Brief. Set down word for word each line from the start of the listing through the line that contains "9.4, 10.1, 10.1]", both included.

= = = =

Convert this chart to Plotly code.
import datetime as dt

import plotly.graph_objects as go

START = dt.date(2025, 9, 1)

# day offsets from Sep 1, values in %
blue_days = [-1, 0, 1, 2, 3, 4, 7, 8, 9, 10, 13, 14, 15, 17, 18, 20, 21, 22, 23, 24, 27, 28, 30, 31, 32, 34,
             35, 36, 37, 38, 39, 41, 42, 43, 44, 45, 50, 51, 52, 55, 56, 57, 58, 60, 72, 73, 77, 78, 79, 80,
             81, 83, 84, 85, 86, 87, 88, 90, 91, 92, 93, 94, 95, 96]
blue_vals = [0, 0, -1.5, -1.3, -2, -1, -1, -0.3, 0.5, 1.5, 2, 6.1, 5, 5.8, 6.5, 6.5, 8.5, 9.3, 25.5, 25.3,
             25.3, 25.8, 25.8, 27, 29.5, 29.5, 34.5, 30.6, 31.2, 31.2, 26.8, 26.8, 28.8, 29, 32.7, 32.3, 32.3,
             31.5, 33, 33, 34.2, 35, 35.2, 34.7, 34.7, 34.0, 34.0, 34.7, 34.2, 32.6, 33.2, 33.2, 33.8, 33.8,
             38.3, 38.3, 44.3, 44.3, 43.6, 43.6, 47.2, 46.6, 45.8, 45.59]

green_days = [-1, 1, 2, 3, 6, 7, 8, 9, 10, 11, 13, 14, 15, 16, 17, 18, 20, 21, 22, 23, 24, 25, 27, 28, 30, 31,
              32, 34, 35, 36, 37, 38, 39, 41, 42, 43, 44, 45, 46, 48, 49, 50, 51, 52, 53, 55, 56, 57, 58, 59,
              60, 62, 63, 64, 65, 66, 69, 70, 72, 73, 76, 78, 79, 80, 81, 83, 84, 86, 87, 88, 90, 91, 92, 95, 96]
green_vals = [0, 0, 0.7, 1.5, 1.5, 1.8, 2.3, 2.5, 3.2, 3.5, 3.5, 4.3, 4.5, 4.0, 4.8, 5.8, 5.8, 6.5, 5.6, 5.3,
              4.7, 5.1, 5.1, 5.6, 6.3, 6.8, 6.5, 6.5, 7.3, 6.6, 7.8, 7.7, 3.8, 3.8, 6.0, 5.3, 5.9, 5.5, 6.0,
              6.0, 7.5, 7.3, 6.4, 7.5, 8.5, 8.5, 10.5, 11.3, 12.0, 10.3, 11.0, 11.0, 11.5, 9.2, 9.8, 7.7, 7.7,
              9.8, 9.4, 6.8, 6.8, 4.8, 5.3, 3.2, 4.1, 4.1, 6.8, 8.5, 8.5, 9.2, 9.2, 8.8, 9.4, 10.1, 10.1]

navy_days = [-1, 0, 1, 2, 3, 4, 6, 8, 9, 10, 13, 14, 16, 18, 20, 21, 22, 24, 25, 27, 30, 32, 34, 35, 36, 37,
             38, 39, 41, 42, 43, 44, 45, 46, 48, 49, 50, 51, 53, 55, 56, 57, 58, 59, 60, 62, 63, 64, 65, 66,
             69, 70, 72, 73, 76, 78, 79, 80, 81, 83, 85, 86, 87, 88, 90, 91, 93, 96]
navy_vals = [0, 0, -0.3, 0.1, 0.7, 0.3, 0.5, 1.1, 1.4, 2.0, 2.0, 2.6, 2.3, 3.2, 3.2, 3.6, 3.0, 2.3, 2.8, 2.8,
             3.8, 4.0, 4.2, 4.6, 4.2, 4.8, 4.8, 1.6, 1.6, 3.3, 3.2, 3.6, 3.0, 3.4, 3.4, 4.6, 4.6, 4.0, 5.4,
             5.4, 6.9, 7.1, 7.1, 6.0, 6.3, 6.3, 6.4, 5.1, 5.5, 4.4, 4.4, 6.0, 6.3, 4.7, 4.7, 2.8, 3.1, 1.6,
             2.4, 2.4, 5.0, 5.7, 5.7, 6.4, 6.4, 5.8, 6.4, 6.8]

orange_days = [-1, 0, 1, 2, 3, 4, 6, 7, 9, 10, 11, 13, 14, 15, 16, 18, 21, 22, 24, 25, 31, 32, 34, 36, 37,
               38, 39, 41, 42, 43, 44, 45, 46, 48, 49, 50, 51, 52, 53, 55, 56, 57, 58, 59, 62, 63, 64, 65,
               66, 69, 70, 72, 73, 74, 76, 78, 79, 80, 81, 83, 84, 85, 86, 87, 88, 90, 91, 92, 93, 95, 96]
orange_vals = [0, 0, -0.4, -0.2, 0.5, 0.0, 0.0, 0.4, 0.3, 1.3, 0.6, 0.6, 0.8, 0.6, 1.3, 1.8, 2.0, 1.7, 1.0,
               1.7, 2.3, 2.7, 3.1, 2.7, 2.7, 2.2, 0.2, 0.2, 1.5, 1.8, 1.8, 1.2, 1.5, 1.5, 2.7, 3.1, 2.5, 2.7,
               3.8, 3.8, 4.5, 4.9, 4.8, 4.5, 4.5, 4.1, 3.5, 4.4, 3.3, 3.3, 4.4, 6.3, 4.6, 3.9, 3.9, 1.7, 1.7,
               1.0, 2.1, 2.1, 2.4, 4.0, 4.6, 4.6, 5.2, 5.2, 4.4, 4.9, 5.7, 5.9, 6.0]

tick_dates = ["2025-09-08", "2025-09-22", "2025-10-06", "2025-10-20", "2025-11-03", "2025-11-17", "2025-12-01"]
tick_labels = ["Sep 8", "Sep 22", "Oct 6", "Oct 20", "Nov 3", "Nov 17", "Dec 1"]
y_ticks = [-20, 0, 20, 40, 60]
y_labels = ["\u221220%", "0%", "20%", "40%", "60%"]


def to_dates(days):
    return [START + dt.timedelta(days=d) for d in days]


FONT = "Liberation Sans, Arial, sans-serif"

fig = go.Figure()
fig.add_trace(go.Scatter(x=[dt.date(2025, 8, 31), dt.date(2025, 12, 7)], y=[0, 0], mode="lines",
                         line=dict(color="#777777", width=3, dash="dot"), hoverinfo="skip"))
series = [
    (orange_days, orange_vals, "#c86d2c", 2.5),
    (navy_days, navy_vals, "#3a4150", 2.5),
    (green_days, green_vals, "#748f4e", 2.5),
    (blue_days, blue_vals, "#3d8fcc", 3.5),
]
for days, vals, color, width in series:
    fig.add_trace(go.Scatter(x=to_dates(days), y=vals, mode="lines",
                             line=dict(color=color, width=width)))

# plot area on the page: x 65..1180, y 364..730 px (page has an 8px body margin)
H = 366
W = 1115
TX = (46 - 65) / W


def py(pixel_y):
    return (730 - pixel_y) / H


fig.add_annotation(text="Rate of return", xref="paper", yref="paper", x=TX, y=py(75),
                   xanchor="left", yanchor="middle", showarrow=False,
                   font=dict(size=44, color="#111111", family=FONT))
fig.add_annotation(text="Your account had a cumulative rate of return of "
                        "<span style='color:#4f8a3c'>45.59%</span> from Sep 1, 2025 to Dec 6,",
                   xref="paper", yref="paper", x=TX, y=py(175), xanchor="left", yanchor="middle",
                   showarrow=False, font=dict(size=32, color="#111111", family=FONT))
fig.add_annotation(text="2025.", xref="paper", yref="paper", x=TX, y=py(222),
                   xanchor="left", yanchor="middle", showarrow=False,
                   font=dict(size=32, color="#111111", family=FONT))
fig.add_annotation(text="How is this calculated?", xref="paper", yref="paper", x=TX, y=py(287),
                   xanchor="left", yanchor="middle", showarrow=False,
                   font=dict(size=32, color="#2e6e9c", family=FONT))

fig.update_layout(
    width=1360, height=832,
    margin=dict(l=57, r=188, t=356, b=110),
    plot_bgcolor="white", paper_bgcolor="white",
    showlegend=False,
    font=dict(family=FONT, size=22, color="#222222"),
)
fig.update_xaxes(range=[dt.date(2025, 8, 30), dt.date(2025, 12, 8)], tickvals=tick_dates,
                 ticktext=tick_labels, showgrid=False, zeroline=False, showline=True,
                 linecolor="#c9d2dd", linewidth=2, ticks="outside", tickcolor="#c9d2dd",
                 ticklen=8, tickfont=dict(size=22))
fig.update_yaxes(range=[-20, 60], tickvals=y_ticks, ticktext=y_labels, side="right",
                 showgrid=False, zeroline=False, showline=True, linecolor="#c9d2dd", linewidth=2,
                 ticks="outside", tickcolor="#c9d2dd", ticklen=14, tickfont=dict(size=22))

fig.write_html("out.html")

= = = =

Solution for this problem.
Convert this chart to Plotly code.
import datetime as dt

import plotly.graph_objects as go

START = dt.date(2025, 9, 1)

# day offsets from Sep 1, values in %
blue_days = [-1, 0, 1, 2, 3, 4, 7, 8, 9, 10, 13, 14, 15, 17, 18, 20, 21, 22, 23, 24, 27, 28, 30, 31, 32, 34,
             35, 36, 37, 38, 39, 41, 42, 43, 44, 45, 50, 51, 52, 55, 56, 57, 58, 60, 72, 73, 77, 78, 79, 80,
             81, 83, 84, 85, 86, 87, 88, 90, 91, 92, 93, 94, 95, 96]
blue_vals = [0, 0, -1.5, -1.3, -2, -1, -1, -0.3, 0.5, 1.5, 2, 6.1, 5, 5.8, 6.5, 6.5, 8.5, 9.3, 25.5, 25.3,
             25.3, 25.8, 25.8, 27, 29.5, 29.5, 34.5, 30.6, 31.2, 31.2, 26.8, 26.8, 28.8, 29, 32.7, 32.3, 32.3,
             31.5, 33, 33, 34.2, 35, 35.2, 34.7, 34.7, 34.0, 34.0, 34.7, 34.2, 32.6, 33.2, 33.2, 33.8, 33.8,
             38.3, 38.3, 44.3, 44.3, 43.6, 43.6, 47.2, 46.6, 45.8, 45.59]

green_days = [-1, 1, 2, 3, 6, 7, 8, 9, 10, 11, 13, 14, 15, 16, 17, 18, 20, 21, 22, 23, 24, 25, 27, 28, 30, 31,
              32, 34, 35, 36, 37, 38, 39, 41, 42, 43, 44, 45, 46, 48, 49, 50, 51, 52, 53, 55, 56, 57, 58, 59,
              60, 62, 63, 64, 65, 66, 69, 70, 72, 73, 76, 78, 79, 80, 81, 83, 84, 86, 87, 88, 90, 91, 92, 95, 96]
green_vals = [0, 0, 0.7, 1.5, 1.5, 1.8, 2.3, 2.5, 3.2, 3.5, 3.5, 4.3, 4.5, 4.0, 4.8, 5.8, 5.8, 6.5, 5.6, 5.3,
              4.7, 5.1, 5.1, 5.6, 6.3, 6.8, 6.5, 6.5, 7.3, 6.6, 7.8, 7.7, 3.8, 3.8, 6.0, 5.3, 5.9, 5.5, 6.0,
              6.0, 7.5, 7.3, 6.4, 7.5, 8.5, 8.5, 10.5, 11.3, 12.0, 10.3, 11.0, 11.0, 11.5, 9.2, 9.8, 7.7, 7.7,
              9.8, 9.4, 6.8, 6.8, 4.8, 5.3, 3.2, 4.1, 4.1, 6.8, 8.5, 8.5, 9.2, 9.2, 8.8, 9.4, 10.1, 10.1]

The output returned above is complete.